Tonka had four days off last week, and when I got back on him he was gimpy. He mostly worked out of it, but if you looked closely you’d see a small head bob when he tracked left at the trot. This intermittent lameness is so frustrating! It’s difficult to diagnose the exact cause because it comes and goes. Of course when Monika our veterinarian comes out, either it’s not visible, or not severe enough to be able to do diagnostics like nerve blocks. Monika was already scheduled to see Tonka this Wednesday, so I’m actually hoping that Tonka will still show a consistent head bob so that Monika can get more information. Monika was coming out to do maintenance, like shockwave over the SI and hock injections. We were also going to do imaging of the angle in his front hoofs. A couple of weeks ago Tonka and I went on a five-mile walk down dirt roads. The loose sand in the footing was abrasive, and when we came home I noticed that his left toe was worn flat to his shoe. The right toe still had the small overhang of hoof wall that my farrier likes over the shoe. We already have him in pads to ease issues in the coffin joint. With information from the x-rays, my farrier might be able to make small adjustments to keep that left toe from dragging.
None of us are truly symmetrical or in perfect working order. We can’t expect that of our horses, either. Whatever is going on with Tonka, I don’t think it’s dire. He’s been going wonderfully. See how he is pushing off evenly with both hind legs, using his back, and keeping his front toes even? That’s not a horse in pain. (That’s a low 18-inch cross-rail. The effort that Tonka is putting in is his idea of fun and not necessary to get over the jump!)
Yesterday I trailered Tonka home to Turtle Hill. It’s turtle egg-laying season, but they don’t come out midday, so it was safe to play in the field. Tonka felt sound to the right.
To the left you’d have to know what you were looking for to see a hint of head bob.
Tonka’s canter is improving literally by leaps and bounds. He’s now able to stay balanced and in-stride downhill,
and power off of the hindquarters uphill.
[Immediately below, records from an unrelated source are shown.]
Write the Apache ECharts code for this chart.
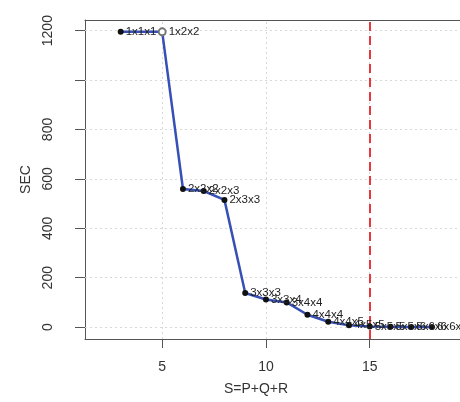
<!DOCTYPE html>
<html>
<head>
<meta charset="utf-8">
<script src="https://cdn.jsdelivr.net/npm/echarts@6/dist/echarts.min.js"></script>
<style>html,body{margin:0;padding:0;background:#fff}#c{width:460px;height:402px}</style>
</head>
<body>
<div id="c"></div>
<script>
const sValues = [3, 5, 6, 7, 8, 9, 10, 11, 12, 13, 14, 15, 16, 17, 18];
const secValues = [1195, 1195, 559, 551, 515, 138, 112, 100, 50, 22, 8, 3, 1.5, 1, 0.5];
const pointLabels = ['1x1x1','1x2x2','2x2x2','2x2x3','2x3x3','3x3x3','3x3x4','3x4x4','4x4x4','4x4x5','4x5x5','5x5x5','5x5x6','5x6x6','6x6x6'];
const xTicks = [5, 10, 15];
const yTicks = [0, 200, 400, 600, 800, 1000, 1200];
const yTickLabels = [0, 200, 400, 600, 800, 1200];
const cutoff = 15;

const chart = echarts.init(document.getElementById('c'));
const font = 'Liberation Sans, Arial, sans-serif';
const data = sValues.map((s, i) => {
  const d = {value: [s, secValues[i]], name: pointLabels[i]};
  if (s === 5) {
    d.symbol = 'emptyCircle';
    d.symbolSize = 7;
    d.itemStyle = {color: '#777', borderColor: '#777', borderWidth: 1.2};
  }
  return d;
});
const frameLine = {show: true, onZero: false, lineStyle: {color: '#555', width: 1}};
chart.setOption({
  animation: false,
  backgroundColor: '#fff',
  grid: {left: 85, top: 20, right: 0, bottom: 63, show: false},
  xAxis: [{
    type: 'value', min: 1.28, max: 19.35,
    name: 'S=P+Q+R', nameLocation: 'middle', nameGap: 43,
    nameTextStyle: {fontFamily: font, fontSize: 14, color: '#333', padding: [0, 33, 0, 0]},
    axisLine: frameLine,
    axisTick: {show: true, inside: false, length: 9, customValues: xTicks, lineStyle: {color: '#555'}},
    axisLabel: {customValues: xTicks, margin: 21, fontFamily: font, fontSize: 14, color: '#333', formatter: v => String(v)},
    splitLine: {show: false}
  }, {
    type: 'value', min: 1.28, max: 19.35, position: 'top',
    axisLine: frameLine, axisTick: {show: false}, axisLabel: {show: false}, splitLine: {show: false}
  }],
  yAxis: {
    type: 'value', min: -48, max: 1243,
    name: 'SEC', nameLocation: 'middle', nameGap: 43, nameRotate: 90,
    nameTextStyle: {fontFamily: font, fontSize: 14, color: '#333'},
    axisLine: frameLine,
    axisTick: {show: true, inside: false, length: 10, customValues: yTicks, lineStyle: {color: '#555'}},
    axisLabel: {customValues: yTickLabels, rotate: 90, margin: 30, fontFamily: font, fontSize: 14, color: '#333', formatter: v => String(v)},
    splitLine: {show: false}
  },
  series: [
    {
      type: 'line', data: [], z: 1, silent: true,
      markLine: {
        silent: true, symbol: 'none', animation: false,
        label: {show: false},
        lineStyle: {color: '#d8d8d8', type: [2, 3], width: 1},
        data: xTicks.map(v => ({xAxis: v})).concat(yTicks.map(v => ({yAxis: v})))
      }
    },
    {
      type: 'line', data: [], z: 2, silent: true,
      markLine: {
        silent: true, symbol: 'none', animation: false,
        label: {show: false},
        lineStyle: {color: '#e8373d', type: [9, 5], width: 2},
        data: [{xAxis: cutoff}]
      }
    },
    {
      type: 'line', data: data, z: 5,
      symbol: 'circle', symbolSize: 6,
      itemStyle: {color: '#111'},
      lineStyle: {color: '#3650b5', width: 2.5},
      label: {show: true, position: 'right', distance: 2, offset: [0, 3], formatter: p => p.name,
              fontFamily: font, fontSize: 11.5, color: '#222'},
      labelLayout: {hideOverlap: false}
    }
  ]
});
</script>
</body>
</html>
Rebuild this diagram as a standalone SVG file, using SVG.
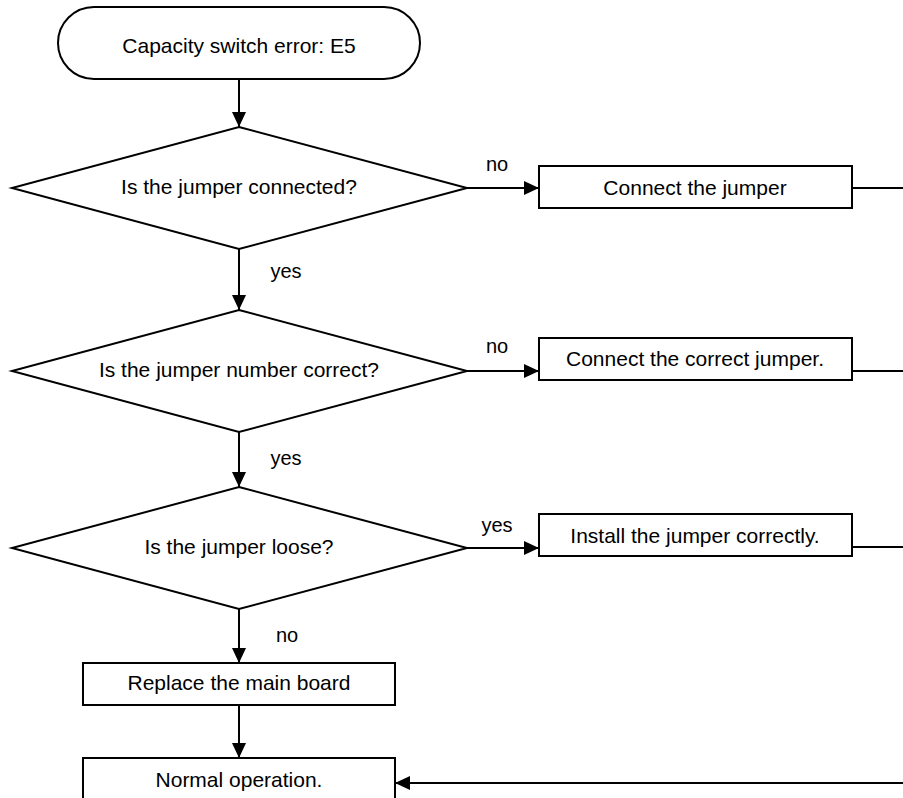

I’ll ride the next two days in the indoor arena. Which means good footing, but a space in which we do circles and turns. It’ll be interesting to see whether that exacerbates the head bob. I’ll keep him going, but no jumping until he’s 100 percent sound again. Which will bum my horse out. He does sulk when others are cantering over obstacles and he’s not allowed to join in! Hopefully, Monika will help Tonka get back to flying again. I’ll let you know!
Beautiful shots from Turtle Hill! Their hooves are an amazingly complex thing in terms of structure, and in terms of the effects of little changes. You are fortunate to have such a good vet and farrier team to work with!
Extremely fortunate to have those professionals on Team Tonka!
Really hope you can sort this ongoing problem out for Tonka and you, must be very frustrating when it comes and goes. Looks like you had a lovely time at Turtle Hill, really looking green and lush now.